I walk down the trail and there I see the feeder creek, it's barely trickling. In the spring, some fish go up to spawn. In some spots you can pratically jump across it. The water is crystal clear and I don't see any steelhead hiding under the lumber. I get to the river and I see one angler downstream by the cliffs. I start fishing at the mouth of the creek. The clear water of the creek mixes with the main river and the water here is much cleaner. I work the run and there's no takers. I look down and the other angler that was fishing is gone. I head down the pool is moving at a nice leisurely pace. The pool is long and sweeping and the bottom is scattered with rocks. I look at the time and it's almost noon. I've decided that this will be the last spot to fish. I squint as I look at water. The sun's rays sparkle off the water as I try to figure out where if any fish are holding. I work the pool until I finally throw in the towel. I use hunger and thrist as an excuse to call it a day. The wind is getting stronger as leaves start falling into the river. I look high above and see several people hanging by the fence on the cliff taking pictures.

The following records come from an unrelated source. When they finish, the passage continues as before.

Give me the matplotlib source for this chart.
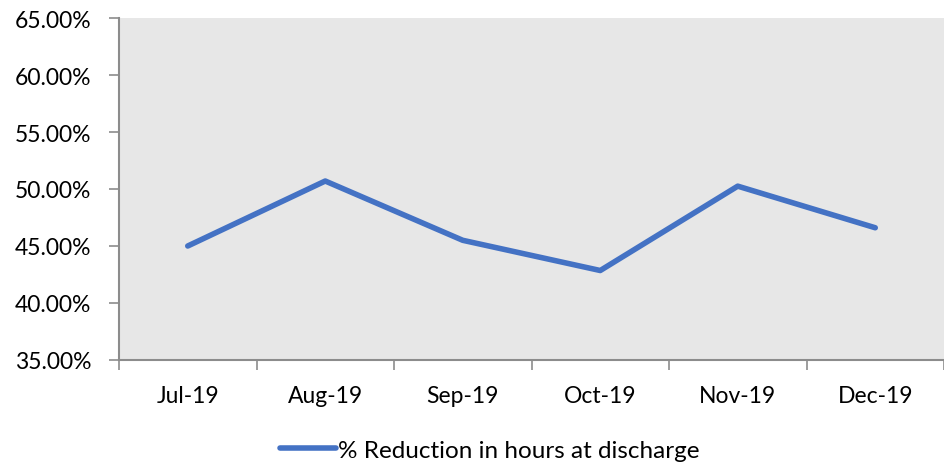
import matplotlib.pyplot as plt
from matplotlib.ticker import FuncFormatter

months = ["Jul-19", "Aug-19", "Sep-19", "Oct-19", "Nov-19", "Dec-19"]
reduction = [45.0, 50.7, 45.5, 42.85, 50.25, 46.6]
label = "% Reduction in hours at discharge"

plt.rcParams["font.family"] = ["Lato", "DejaVu Sans"]

fig = plt.figure(figsize=(9.44, 4.64), dpi=100)
ax = fig.add_axes([119 / 944, 1 - 361 / 464, 825 / 944, 342 / 464])
ax.set_facecolor("#E7E7E7")

x = range(len(months))
ax.plot(x, reduction, color="#4472C4", linewidth=4,
        solid_capstyle="round", solid_joinstyle="round", label=label)

ax.set_xlim(-0.5, len(months) - 0.5)
ax.set_ylim(35, 65)
ax.set_yticks(range(35, 66, 5))
ax.yaxis.set_major_formatter(FuncFormatter(lambda v, p: f"{v:.2f}%"))
ax.set_xticks(list(x))
ax.set_xticklabels(months)
ax.set_xticks([i - 0.5 for i in range(len(months) + 1)], minor=True)

for s in ["top", "right"]:
    ax.spines[s].set_visible(False)
for s in ["left", "bottom"]:
    ax.spines[s].set_color("#8C8C8C")
    ax.spines[s].set_linewidth(1.5)

ax.tick_params(axis="y", length=7, width=1.2, color="#8C8C8C",
               labelsize=16.5, pad=13)
ax.tick_params(axis="x", which="major", length=0, labelsize=16.5, pad=18)
ax.tick_params(axis="x", which="minor", length=7, width=1.2, color="#8C8C8C")

fig.legend(loc="center", bbox_to_anchor=(490 / 944, 1 - 451 / 464),
           frameon=False, fontsize=17.5, handlelength=2.3, handletextpad=0.1)

fig.savefig("out.png", dpi=100)
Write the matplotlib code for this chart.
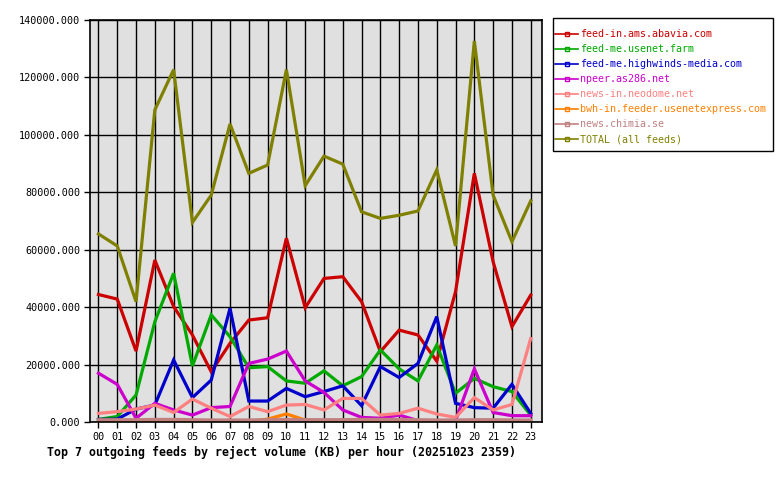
import numpy as np
import matplotlib as mpl
mpl.use('Agg')
from matplotlib import pyplot as plt
from matplotlib.lines import Line2D
from matplotlib.patches import Rectangle

hours = ['%02d' % h for h in range(24)]

feed_names = [
    'feed-in.ams.abavia.com',
    'feed-me.usenet.farm',
    'feed-me.highwinds-media.com',
    'npeer.as286.net',
    'news-in.neodome.net',
    'bwh-in.feeder.usenetexpress.com',
    'news.chimia.se',
    'TOTAL (all feeds)',
]
feed_colors = ['#cc0000', '#00aa00', '#0000cc', '#cc00cc',
               '#ff8080', '#ff8000', '#c08080', '#808000']

abavia = [44400, 42800, 24700, 56400, 40200, 30300, 17500, 27400, 35500, 36300, 64000, 39800,
          50000, 50600, 41900, 24500, 32000, 30300, 21200, 45400, 86600, 55800, 33200, 44200]
usenet_farm = [900, 1900, 9400, 34900, 51800, 19500, 37300, 29700, 18900, 19300, 14300, 13500,
               17800, 12600, 15800, 25100, 18500, 14300, 26800, 10000, 15200, 12300, 10600, 2400]
highwinds = [900, 1000, 4500, 5900, 21600, 8500, 14600, 39600, 7300, 7300, 11700, 8800,
             10600, 12600, 5700, 19300, 15500, 20400, 36700, 6500, 5000, 4800, 13100, 3000]
npeer = [17000, 13100, 1300, 6500, 4200, 2400, 5000, 5400, 20400, 21900, 24700, 14300,
         10300, 4200, 1600, 1300, 2400, 500, 300, 500, 18500, 3300, 2200, 2200]
neodome = [3000, 3600, 4500, 5900, 3300, 8000, 4800, 1900, 5400, 3600, 5900, 6100,
           4200, 8200, 8200, 2400, 3000, 4800, 2800, 1600, 8500, 4200, 6100, 29100]
usenetexpress = [200, 200, 200, 300, 300, 200, 400, 300, 200, 1000, 2800, 700,
                 500, 600, 300, 500, 300, 200, 200, 200, 300, 300, 200, 200]
chimia = [800, 800, 800, 900, 900, 800, 700, 700, 700, 800, 900, 800,
          800, 800, 900, 900, 900, 800, 700, 700, 800, 800, 700, 700]
total = [65500, 61300, 41900, 108700, 122700, 69500, 79000, 103800, 86600, 89500, 122700, 82300,
         92600, 89800, 73200, 70900, 72000, 73500, 87800, 61300, 132700, 79000, 62800, 77000]

series = [abavia, usenet_farm, highwinds, npeer, neodome, usenetexpress, chimia, total]
y_ticks = np.arange(0, 140001, 20000)

plt.rcParams['font.family'] = ['DejaVu Sans Mono']

fig = plt.figure(figsize=(7.8, 4.8), dpi=100)
ax = fig.add_axes([90 / 780, 1 - 422 / 480, 452 / 780, 402 / 480])
ax.set_facecolor('#e0e0e0')

x = np.arange(len(hours))
for vals, color in zip(series, feed_colors):
    ax.plot(x, vals, color=color, linewidth=2.3, solid_joinstyle='miter')

ax.set_xlim(-0.45, 23.6)
ax.set_ylim(0, 140000)
ax.set_xticks(x)
ax.set_xticklabels(hours, fontsize=7.3)
ax.set_yticks(y_ticks)
ax.set_yticklabels(['%.3f' % v for v in y_ticks], fontsize=7.3)
ax.tick_params(direction='out', length=4, width=1, color='black', pad=3)
ax.grid(True, color='black', linewidth=1)
ax.set_axisbelow(True)
for s in ax.spines.values():
    s.set_linewidth(1.2)

# legend box drawn by hand, entries placed inside without a frame
fig.patches.append(Rectangle((553 / 780, 1 - 151 / 480), 220 / 780, 133 / 480,
                             transform=fig.transFigure, facecolor='white',
                             edgecolor='black', linewidth=1, zorder=1))
handles = [Line2D([0], [0], color=c, linewidth=1.2, marker='s', markersize=3,
                  markerfacecolor='none', markeredgecolor=c) for c in feed_colors]
leg = fig.legend(handles, feed_names, loc='upper left',
                 bbox_to_anchor=(555 / 780, 1 - 29 / 480), fontsize=7.2,
                 frameon=False, handlelength=2.3, handletextpad=0.2,
                 labelspacing=0.5, borderpad=0, borderaxespad=0)
for txt, c in zip(leg.get_texts(), feed_colors):
    txt.set_color(c)

fig.text(47 / 780, 1 - 452 / 480,
         'Top 7 outgoing feeds by reject volume (KB) per hour (20251023 2359)',
         fontsize=8.35, fontweight='bold', ha='left', va='center')

fig.savefig('out.png', dpi=100)
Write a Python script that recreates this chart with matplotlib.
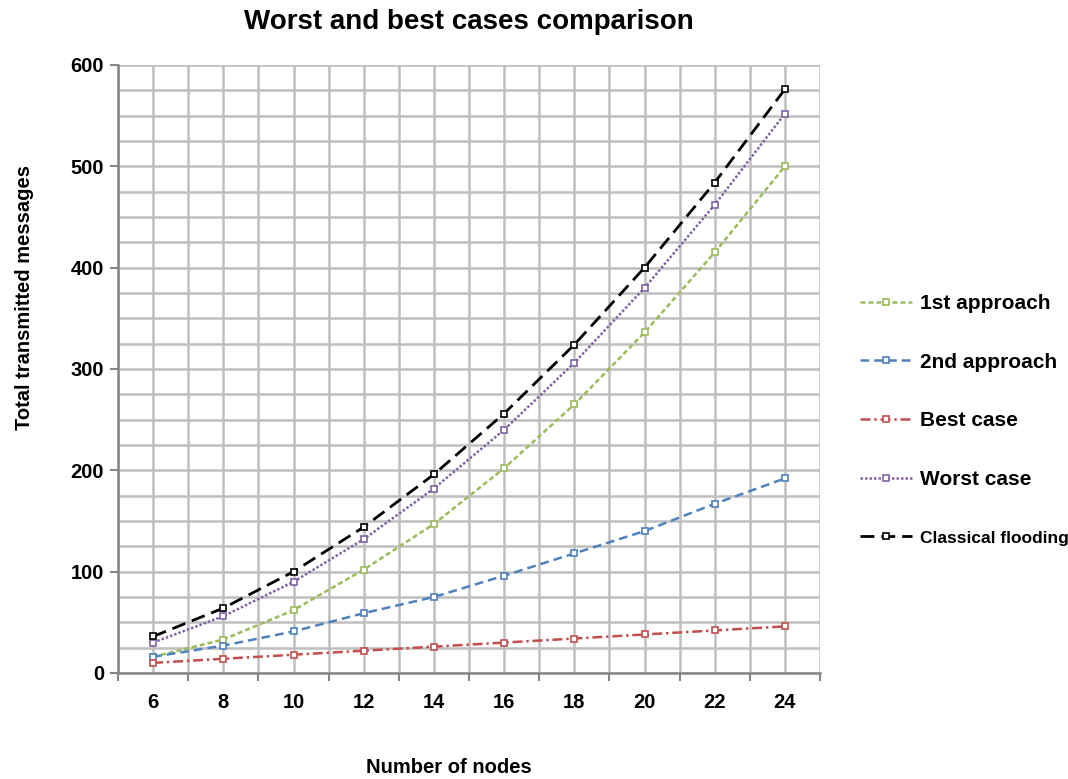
import numpy as np
import matplotlib
matplotlib.use('Agg')
import matplotlib.pyplot as plt

plt.rcParams['font.family'] = ['Liberation Sans', 'DejaVu Sans']
plt.rcParams['font.weight'] = 'bold'

nodes = [6, 8, 10, 12, 14, 16, 18, 20, 22, 24]
first_approach = [16, 33, 62, 102, 147, 202, 265, 336, 415, 500]
second_approach = [16, 27, 41, 59, 75, 96, 118, 140, 167, 192]
best_case = [10, 14, 18, 22, 26, 30, 34, 38, 42, 46]
worst_case = [30, 56, 90, 132, 182, 240, 306, 380, 462, 552]
classical = [36, 64, 100, 144, 196, 256, 324, 400, 484, 576]

series = [
    ('1st approach', first_approach, '#9BBB59', (0, (2, 1.2)), 1.8),
    ('2nd approach', second_approach, '#4F81BD', (0, (3.5, 2)), 1.8),
    ('Best case', best_case, '#C0504D', (0, (4, 1.5, 1, 1.5)), 1.8),
    ('Worst case', worst_case, '#8064A2', (0, (1, 0.8)), 1.8),
    ('Classical flooding', classical, '#000000', (0, (5, 2.5)), 2.0),
]

fig = plt.figure(figsize=(10.68, 7.79), dpi=100)
ax = fig.add_axes([0.1105, 0.1361, 0.6573, 0.7805])

for name, vals, col, ls, lw in series:
    ax.plot(nodes, vals, color=col, linestyle=ls, linewidth=lw, marker='s',
            markersize=4, markerfacecolor='white', markeredgecolor=col,
            markeredgewidth=1.2, label=name)

ax.set_xlim(5, 25)
ax.set_ylim(0, 600)
ax.set_yticks(np.arange(0, 601, 100))
ax.set_yticks(np.arange(0, 601, 25), minor=True)
ax.set_xticks(np.arange(5, 26, 2))
ax.set_xticks(np.arange(5, 26, 1), minor=True)
ax.set_xticklabels([])
for n in nodes:
    ax.text(n, -29, str(n), ha='center', va='center', fontsize=14.5,
            fontweight='bold', transform=ax.transData, clip_on=False)

ax.grid(which='both', color='#BFBFBF', linewidth=1.8)
ax.set_axisbelow(True)
ax.tick_params(axis='y', which='major', length=6, width=1.5, color='#868686',
               labelsize=14.5, pad=4)
ax.tick_params(axis='x', which='major', length=6, width=1.5, color='#868686')
ax.tick_params(which='minor', length=0)
for lab in ax.get_yticklabels():
    lab.set_fontweight('bold')

for s in ['top', 'right']:
    ax.spines[s].set_visible(False)
for s in ['left', 'bottom']:
    ax.spines[s].set_color('#868686')
    ax.spines[s].set_linewidth(1.8)

ax.set_title('Worst and best cases comparison', fontsize=20, fontweight='bold', pad=26)
ax.set_xlabel('Number of nodes', fontsize=14.5, fontweight='bold', va='center')
ax.xaxis.set_label_coords(0.471, -0.155)
ax.set_ylabel('Total transmitted messages', fontsize=14.5, fontweight='bold', va='center')
ax.yaxis.set_label_coords(-0.133, 0.617)

leg = ax.legend(loc='center left', bbox_to_anchor=(1.03, 0.416), frameon=False,
                fontsize=15, labelspacing=1.9, handlelength=2.5, handletextpad=0.4)
for t in leg.get_texts():
    t.set_fontweight('bold')
leg.get_texts()[-1].set_fontsize(12.5)

fig.savefig('out.png', dpi=100)
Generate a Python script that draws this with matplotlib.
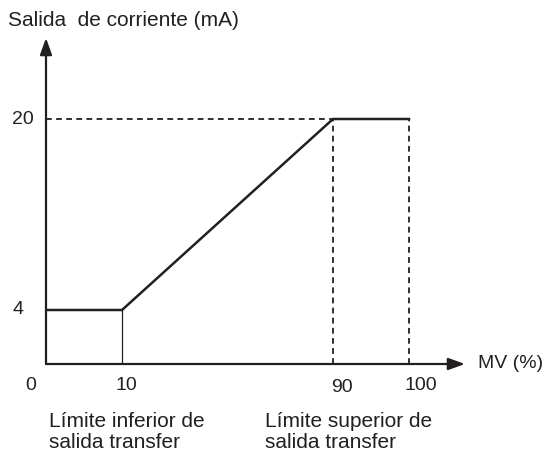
import numpy as np
import matplotlib.pyplot as plt

plt.rcParams['font.family'] = ['Liberation Sans', 'DejaVu Sans']

# MV (%) vs transfer output current (mA)
mv = [0, 10, 90, 100]
current = [4, 4, 20, 20]
mv_ticks = [0, 10, 90, 100]
mv_tick_labels = ['0', '10', '90', '100']
ma_ticks = [4, 20]
ma_tick_labels = ['4', '20']
low_label = 'Límite inferior de\nsalida transfer'
high_label = 'Límite superior de\nsalida transfer'

# the drawing is a sketch, not to scale -> piecewise linear axes
x_knots = [0, 10, 90, 100, 200]
x_px = [0, 76, 287, 363, 1123]
y_knots = [0, 4, 20, 40]
y_px = [0, 54, 245, 484]

def fx(x):
    return np.interp(x, x_knots, x_px)

def ix(p):
    return np.interp(p, x_px, x_knots)

def fy(y):
    return np.interp(y, y_knots, y_px)

def iy(p):
    return np.interp(p, y_px, y_knots)

ink = '#231f20'
fs = 14
fs_txt = 15

fig = plt.figure(figsize=(5.48, 4.53), dpi=100)
ax = fig.add_axes([46 / 548, 89 / 453, 424 / 548, 326 / 453])
ax.set_xscale('function', functions=(fx, ix))
ax.set_yscale('function', functions=(fy, iy))
ax.set_xlim(0, ix(424))
ax.set_ylim(0, iy(326))
ax.axis('off')

# axes with arrows
arrow = dict(arrowstyle='-|>,head_length=1.0,head_width=0.36', lw=1.6,
             color=ink, shrinkA=0, shrinkB=0, mutation_scale=10)
ax.annotate('', xy=(ix(419), 0), xytext=(0, 0), arrowprops=arrow)
ax.annotate('', xy=(0, iy(326)), xytext=(0, 0), arrowprops=arrow)

# guide lines
dash = (0, (3.2, 2.4))
ax.plot([0, mv[2]], [current[2], current[2]], color=ink, lw=1.3, ls=dash)
ax.plot([mv[2], mv[2]], [0, current[2]], color=ink, lw=1.3, ls=dash)
ax.plot([mv[3], mv[3]], [0, current[3]], color=ink, lw=1.3, ls=dash)
ax.plot([mv[1], mv[1]], [0, current[1]], color=ink, lw=0.9)

# output characteristic
ax.plot(mv, current, color=ink, lw=1.8, solid_joinstyle='miter')

tick_dx = {0: -15, 10: 4, 90: 9, 100: 12}
for v, lab in zip(mv_ticks, mv_tick_labels):
    dy = -24 if v == 90 else -21
    ax.annotate(lab, (v, 0), xytext=(tick_dx[v], dy), textcoords='offset pixels',
                ha='center', va='center', fontsize=fs, color=ink)
for v, lab in zip(ma_ticks, ma_tick_labels):
    dx = -28 if v == 4 else -23
    ax.annotate(lab, (0, v), xytext=(dx, 0), textcoords='offset pixels',
                ha='center', va='center', fontsize=fs, color=ink)

ax.annotate('MV (%)', (ix(419), 0), xytext=(13, 0), textcoords='offset pixels',
            ha='left', va='center', fontsize=fs, color=ink)
fig.text(8 / 548, 1 - 21 / 453, 'Salida  de corriente (mA)', ha='left',
         va='center', fontsize=fs_txt, color=ink)

ax.annotate(low_label, (0, 0), xytext=(3, -68), textcoords='offset pixels',
            ha='left', va='center', fontsize=fs_txt, color=ink, linespacing=1.15)
ax.annotate(high_label, (mv[2], 0), xytext=(-68, -68), textcoords='offset pixels',
            ha='left', va='center', fontsize=fs_txt, color=ink, linespacing=1.15)

fig.savefig('out.png', dpi=100)
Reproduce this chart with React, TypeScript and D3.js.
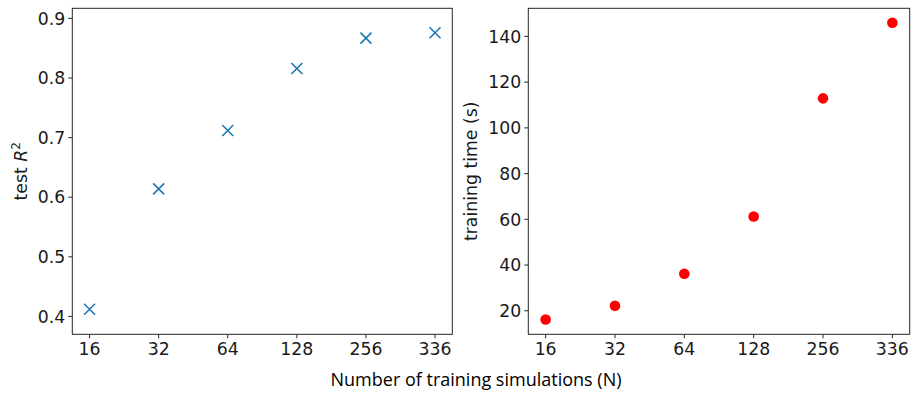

I make the long walk back, huffing and puffing up the hill. I'm dragging my feet by the time I get to the lot. I'm fortunate that I was able to catch a couple of fish. I know that better days will come and vacation week starts after Thanksgiving. I stop to get lunch and wolf down the burger and fries. I call a couple of friends and tell them that the day was slow and they were better off getting yard work done. Lucky for me, I live in an apartment so there's no yard work for me. I finally get home, plop myself on the couch and take a nap. I had my fill of this bluebird day.